After a long over-night flight trying to make the kids comfortable enough to sleep, hence without sleeping much ourselves, we are here, in Chile. It almost doesn't feel real yet.
Our first few days we spent recovering and having long lunches, full of welcome speeches, with my husband's family. The kids have loved having all this new attention, they love their new room and new toys, playing with their aunts and uncles and cousins and Tata (grandpa). They don't seem to be having any problems living in a new country.
oh, except G REFUSES to speak Spanish. She understands, but she won't answer or repeat... I am sure that will change, but for now I think it is important to respect her process.
These first few days have been vacation-like, but I know the complicated part is just about to get started. After a few days of rest, we started "tramites" (errands), bureaucratic steps, like getting ID cards and practical matters, like getting a cell phone.
It is odd to be back in a country, a city that I knew much better at one time, but now only vaguely remember. So much has changed and so much has remained the same, it is both disconcerting and comforting.
It is a re-encounter with many things, some positive, like the view of the Andes, the corner stores where I ran to get bell peppers and then 10 miuntes later returned to get oregano while we were in the middle of cooking lunch and others negative, like the ambiguity of all bureaucratic processes which result in standing in line at the registro civil to get my carnet (ID card) discovering that I am missing a step, making a trip downtown and standing in line at International Police to register my visa, a step that the consulate failed to mention and that wasn't specified anywhere on the website, and now I get to go back to stand in line again to get my ID or going to the supermarket (Jumbo)--OH MY GOODNESS! the number of people they can fit in a store here!.

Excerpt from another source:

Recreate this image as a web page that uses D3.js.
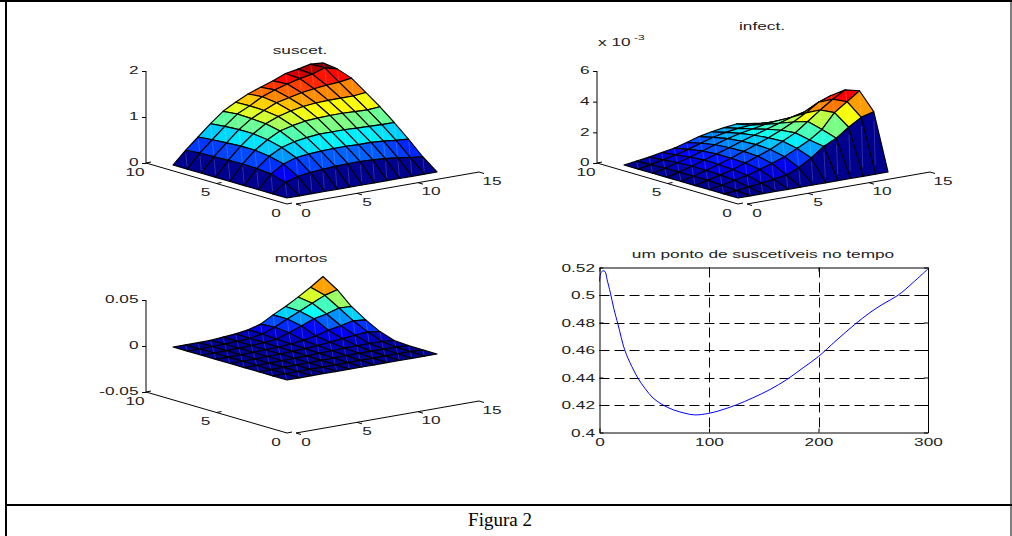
<!DOCTYPE html>
<html>
<head>
<meta charset="utf-8">
<script src="https://cdn.jsdelivr.net/npm/d3@7"></script>
<style>
body { margin: 0; background: #fff; overflow: hidden; }
text { font-family: "Liberation Sans", Arial, sans-serif; font-size: 11.5px; fill: #222; }
</style>
</head>
<body>
<div id="chart"></div>
<script>
// surface grid, rows are y = 1..9, columns x = 1..13
var gridX = [1,2,3,4,5,6,7,8,9,10,11,12,13];
var gridY = [1,2,3,4,5,6,7,8,9];

var suscetZ = [
	[0,0,0,0,0,0,0,0,0,0,0,0,0],
	[0,.2,.28,.32,.34,.36,.37,.37,.36,.34,.31,.27,.24],
	[0,.29,.46,.55,.58,.6,.61,.61,.6,.6,.58,.55,.53],
	[0,.32,.54,.68,.76,.8,.83,.83,.83,.82,.81,.8,.8],
	[0,.33,.58,.76,.9,.97,1.02,1.04,1.05,1.05,1.04,1.03,1.05],
	[0,.32,.58,.8,.97,1.08,1.15,1.2,1.23,1.24,1.24,1.24,1.27],
	[0,.31,.56,.8,.99,1.12,1.24,1.3,1.36,1.4,1.43,1.45,1.49],
	[0,.3,.54,.78,1,1.13,1.28,1.38,1.46,1.53,1.58,1.67,1.6],
	[0,.27,.51,.75,.97,1.12,1.25,1.35,1.44,1.55,1.6,1.66,1.64]
];

var infectZ = [
	[0,0,0,0,0,0,0,0,0,0,0,0,0],
	[0,.07,.17,.27,.38,.52,.85,1.35,1.95,2.34,2.92,3.42,3.65],
	[0,.15,.33,.5,.75,1,1.3,1.7,2.1,2.65,3.6,4.17,4.74],
	[0,.2,.4,.62,.9,1.2,1.5,1.9,2.3,2.9,3.5,4.06,4.53],
	[0,.2,.43,.68,.95,1.25,1.55,1.85,2.2,2.6,3.05,3.6,3.9],
	[0,.2,.44,.7,.95,1.22,1.5,1.75,2,2.25,2.5,2.7,2.8],
	[0,.18,.4,.62,.88,1.15,1.4,1.6,1.75,1.9,2,2.05,2.05],
	[0,.15,.32,.5,.72,.98,1.22,1.4,1.52,1.58,1.55,1.5,1.45],
	[0,.11,.23,.39,.53,.76,1,1.17,1.3,1.4,1.29,1.17,1.03]
];

var mortosZ = [
	[0,0,0,0,0,0,0,0,0,0,0,0,0],
	[0,0,0,0,0,.0002,.0003,.0004,.0005,.0005,.0005,.0004,0],
	[0,0,0,.0002,.0004,.0006,.0008,.001,.0012,.0012,.0011,.0009,.0002],
	[0,0,.0002,.0004,.0007,.001,.0014,.0019,.0024,.0026,.0027,.0025,.0012],
	[0,.0001,.0002,.0005,.0009,.0014,.002,.003,.0042,.0058,.0072,.0085,.0064],
	[0,.0001,.0003,.0006,.001,.0016,.0026,.0042,.0065,.0105,.013,.016,.0147],
	[0,.0001,.0003,.0006,.0011,.0019,.0032,.008,.013,.0185,.0213,.0255,.0247],
	[0,0,.0003,.0006,.0012,.002,.0045,.0095,.016,.0222,.0284,.0347,.0385],
	[0,0,0,.0003,.0013,.0025,.0045,.0084,.0161,.0228,.0307,.0391,.0484]
];

// um ponto de suscetiveis no tempo
var tempo = [0,1.2,3,5,7,10,13,17,23,29.5,35.5,41.6,49,58,67.5,78,87,99,110,125,140,155.6,171,186,200,216,233,247,259,272.6,286,300];
var suscetPonto = [.5098,.5159,.5176,.5171,.511,.5013,.4904,.4783,.4601,.448,.439,.432,.425,.42,.4165,.414,.4128,.4138,.416,.4201,.4252,.4312,.4385,.4471,.4553,.4668,.4785,.4872,.4935,.4998,.5088,.519];

var xTicks3d = [0,5,10,15];
var yTicks3d = [0,5,10];
var tempoTicks = [0,100,200,300];
var pontoTicks = [.4,.42,.44,.46,.48,.5,.52];

var w = 1012, h = 536;
var stretch = 1.5;

var svg = d3.select("#chart").append("svg")
	.attr("width", w)
	.attr("height", h);

// jet colormap
var jet = d3.scaleLinear()
	.domain([0, .125, .375, .625, .875, 1])
	.range(["#00008f", "#0000ff", "#00ffff", "#ffff00", "#ff0000", "#800000"])
	.clamp(true);

// stretched text, the picture has wide letters
function label(g, x, y, str, anchor) {
	return g.append("text")
		.attr("transform", "translate(" + x + "," + y + ") scale(" + stretch + ",1)")
		.attr("text-anchor", anchor || "middle")
		.text(str);
}

function surface(opts) {
	var g = svg.append("g");

	// how one grid step moves on the screen
	var xPx = d3.scaleLinear().domain([1, 13]).range([0, 150]);
	var xPy = d3.scaleLinear().domain([1, 13]).range([0, -26]);
	var yPx = d3.scaleLinear().domain([1, 9]).range([0, -114]);
	var yPy = d3.scaleLinear().domain([1, 9]).range([0, -33]);
	var zPy = d3.scaleLinear().domain(opts.zBase).range([0, -opts.zPixels]);

	function project(i, j) {
		return [
			opts.ox + xPx(gridX[i]) + yPx(gridY[j]),
			opts.oy + xPy(gridX[i]) + yPy(gridY[j]) + zPy(opts.z[j][i])
		];
	}

	var zMax = d3.max(opts.z, function(r) { return d3.max(r); });
	var zMin = d3.min(opts.z, function(r) { return d3.min(r); });
	var t = d3.scaleLinear().domain([zMin, zMax]).range([0, 1]);

	// painter order, farthest face first
	var faces = [];
	d3.range(gridX.length - 1).forEach(function(i) {
		d3.range(gridY.length - 1).forEach(function(j) {
			faces.push({ i: i, j: j });
		});
	});
	faces.sort(function(a, b) {
		return (2.17 * b.i + 4.1 * b.j) - (2.17 * a.i + 4.1 * a.j);
	});

	var line = d3.line();

	var face = g.selectAll("g.face")
		.data(faces)
		.enter()
		.append("g")
		.attr("class", "face");

	face.append("path")
		.attr("d", function(d) {
			return line([project(d.i, d.j), project(d.i + 1, d.j), project(d.i + 1, d.j + 1), project(d.i, d.j + 1)]) + "Z";
		})
		.attr("fill", function(d) { return jet(t(opts.z[d.j][d.i])); })
		.attr("stroke", "#000")
		.attr("stroke-width", 1.15)
		.attr("stroke-linejoin", "round");

	// pale seam down the middle of each face
	face.append("path")
		.attr("d", function(d) {
			var a = project(d.i, d.j), b = project(d.i + 1, d.j + 1);
			var c = 0.15;
			return line([[a[0] + (b[0] - a[0]) * c, a[1] + (b[1] - a[1]) * c], [b[0] - (b[0] - a[0]) * c, b[1] - (b[1] - a[1]) * c]]);
		})
		.attr("stroke", "#fff")
		.attr("stroke-opacity", .22)
		.attr("stroke-width", .8);

	// floor axes
	var ax = svg.append("g").attr("stroke", "#000").attr("fill", "none");
	var fx = opts.axX, fy = opts.axY;

	var xAxisX = d3.scaleLinear().domain([0, 15]).range([fx + 9, fx + 192]);
	var xAxisY = d3.scaleLinear().domain([0, 15]).range([fy, fy - 32]);
	var yAxisX = d3.scaleLinear().domain([0, 10]).range([fx, fx - 141]);
	var yAxisY = d3.scaleLinear().domain([0, 10]).range([fy, fy - 41]);

	ax.append("path").attr("d", line([[xAxisX(0), xAxisY(0)], [xAxisX(15), xAxisY(15)]]));
	ax.append("path").attr("d", line([[yAxisX(0), yAxisY(0)], [yAxisX(10), yAxisY(10)]]));

	xTicks3d.forEach(function(v) {
		ax.append("path").attr("d", line([[xAxisX(v), xAxisY(v)], [xAxisX(v) + 5, xAxisY(v) + 1.5]]));
		label(g, xAxisX(v) + 7 + 3 * String(v).length, xAxisY(v) + 12.5, v);
	});
	yTicks3d.forEach(function(v) {
		ax.append("path").attr("d", line([[yAxisX(v), yAxisY(v)], [yAxisX(v) + 5, yAxisY(v) - 1]]));
		label(g, yAxisX(v) - 11, yAxisY(v) + 12.5, v);
	});

	// vertical axis
	var zScale = d3.scaleLinear().domain(opts.zDomain).range([fy - 41, fy - 41 - 92]);
	var zAxis = d3.axisLeft(zScale)
		.tickValues(opts.zTicks)
		.tickSize(4)
		.tickPadding(1)
		.tickFormat(function(d) { return d; });
	var zg = svg.append("g")
		.attr("transform", "translate(" + (fx - 141) + ",0)")
		.call(zAxis);
	zg.selectAll("text")
		.attr("transform", "translate(0,-1) scale(" + stretch + ",1)")
		.style("font-size", "11.5px")
		.style("font-family", "Liberation Sans");
	zg.select(".domain").attr("d", "M0," + zScale.range()[0] + "V" + zScale.range()[1]);

	label(svg, opts.titleX, opts.titleY, opts.title);
}

// frame of the document table
var frame = svg.append("g").attr("stroke", "#000").attr("fill", "none");
frame.append("line").attr("x1", 0).attr("x2", w).attr("y1", 1).attr("y2", 1).attr("stroke-width", 2);
frame.append("line").attr("x1", 6).attr("x2", 6).attr("y1", 0).attr("y2", h).attr("stroke-width", 2);
frame.append("line").attr("x1", 1011).attr("x2", 1011).attr("y1", 0).attr("y2", h).attr("stroke-width", 1);
frame.append("line").attr("x1", 6).attr("x2", w).attr("y1", 505).attr("y2", 505).attr("stroke-width", 2);

surface({ z: suscetZ, ox: 287, oy: 198, zBase: [0, 2], zPixels: 92.8, axX: 287, axY: 204,
	zDomain: [0, 2], zTicks: [0, 1, 2], title: "suscet.", titleX: 300, titleY: 54 });

surface({ z: infectZ, ox: 738, oy: 198, zBase: [0, 6], zPixels: 92.4, axX: 738, axY: 204,
	zDomain: [0, 6], zTicks: [0, 2, 4, 6], title: "infect.", titleX: 762, titleY: 30 });

surface({ z: mortosZ, ox: 287, oy: 380, zBase: [0, .05], zPixels: 46, axX: 287, axY: 433,
	zDomain: [-.05, .05], zTicks: [-.05, 0, .05], title: "mortos", titleX: 301, titleY: 262 });

// x 10^-3 of the infect. plot
label(svg, 598, 46, "x 10", "start");
svg.append("text")
	.attr("transform", "translate(634,40) scale(" + stretch + ",1)")
	.style("font-size", "8px")
	.text("-3");

// line plot
var box = { left: 599.5, right: 928, top: 267.5, bottom: 432.5 };

var xScale = d3.scaleLinear().domain([0, 300]).range([box.left, box.right]);
var yScale = d3.scaleLinear().domain([.4, .52]).range([box.bottom, box.top]);

var grid = svg.append("g")
	.attr("stroke", "#000")
	.attr("stroke-dasharray", "10,5");

grid.selectAll("line.h")
	.data(pontoTicks.slice(1, -1))
	.enter()
	.append("line")
	.attr("class", "h")
	.attr("x1", box.left).attr("x2", box.right)
	.attr("y1", function(d) { return Math.round(yScale(d)) + .5; })
	.attr("y2", function(d) { return Math.round(yScale(d)) + .5; });

grid.selectAll("line.v")
	.data(tempoTicks.slice(1, -1))
	.enter()
	.append("line")
	.attr("class", "v")
	.attr("y1", box.top).attr("y2", box.bottom)
	.attr("x1", function(d) { return Math.round(xScale(d)) + .5; })
	.attr("x2", function(d) { return Math.round(xScale(d)) + .5; });

var curve = d3.line()
	.x(function(d, i) { return xScale(tempo[i]); })
	.y(function(d) { return yScale(d); })
	.curve(d3.curveCatmullRom);

svg.append("path")
	.attr("d", curve(suscetPonto))
	.attr("fill", "none")
	.attr("stroke", "#0000ff")
	.attr("stroke-width", 1);

var bottomAxis = svg.append("g")
	.attr("transform", "translate(0," + box.bottom + ")")
	.call(d3.axisBottom(xScale).tickValues(tempoTicks).tickSize(-4).tickPadding(5).tickSizeOuter(0));
var leftAxis = svg.append("g")
	.attr("transform", "translate(" + box.left + ",0)")
	.call(d3.axisLeft(yScale).tickValues(pontoTicks).tickSize(-4).tickPadding(3).tickSizeOuter(0)
		.tickFormat(function(d) { return d; }));
svg.append("g")
	.attr("transform", "translate(0," + box.top + ")")
	.call(d3.axisTop(xScale).tickValues(tempoTicks).tickSize(-4).tickFormat("").tickSizeOuter(0));
svg.append("g")
	.attr("transform", "translate(" + box.right + ",0)")
	.call(d3.axisRight(yScale).tickValues(pontoTicks).tickSize(-4).tickFormat("").tickSizeOuter(0));

[bottomAxis, leftAxis].forEach(function(a) {
	a.selectAll("text")
		.attr("transform", "scale(" + stretch + ",1)")
		.style("font-size", "11.5px")
		.style("font-family", "Liberation Sans");
});

label(svg, 763, 258, "um ponto de suscetíveis no tempo");

svg.append("text")
	.attr("x", 500)
	.attr("y", 526)
	.attr("text-anchor", "middle")
	.style("font-family", "Liberation Serif")
	.style("font-size", "19px")
	.style("fill", "#000")
	.text("Figura 2");
</script>
</body>
</html>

I took the metro (subway) downtown today to run some of these errands. The subway system is awesome and would totally be awesomer except for the herds of people that make it intolerable at certain times of the day at certain stops. But it was lovely to walk around my old stomping grounds (I used to live and work right down town, a few blocks from La Moneda--the presidential palace).
I had to change dollars into pesos, so between that and carrying some important documents, like my passport, I was a little nervous. My husband says I am too cute to rob, but I am not sure that is a good enough deterrent ;-) haha. That is another thing that will be hard to get used to-the sense that you have to be cautious and aware at all times.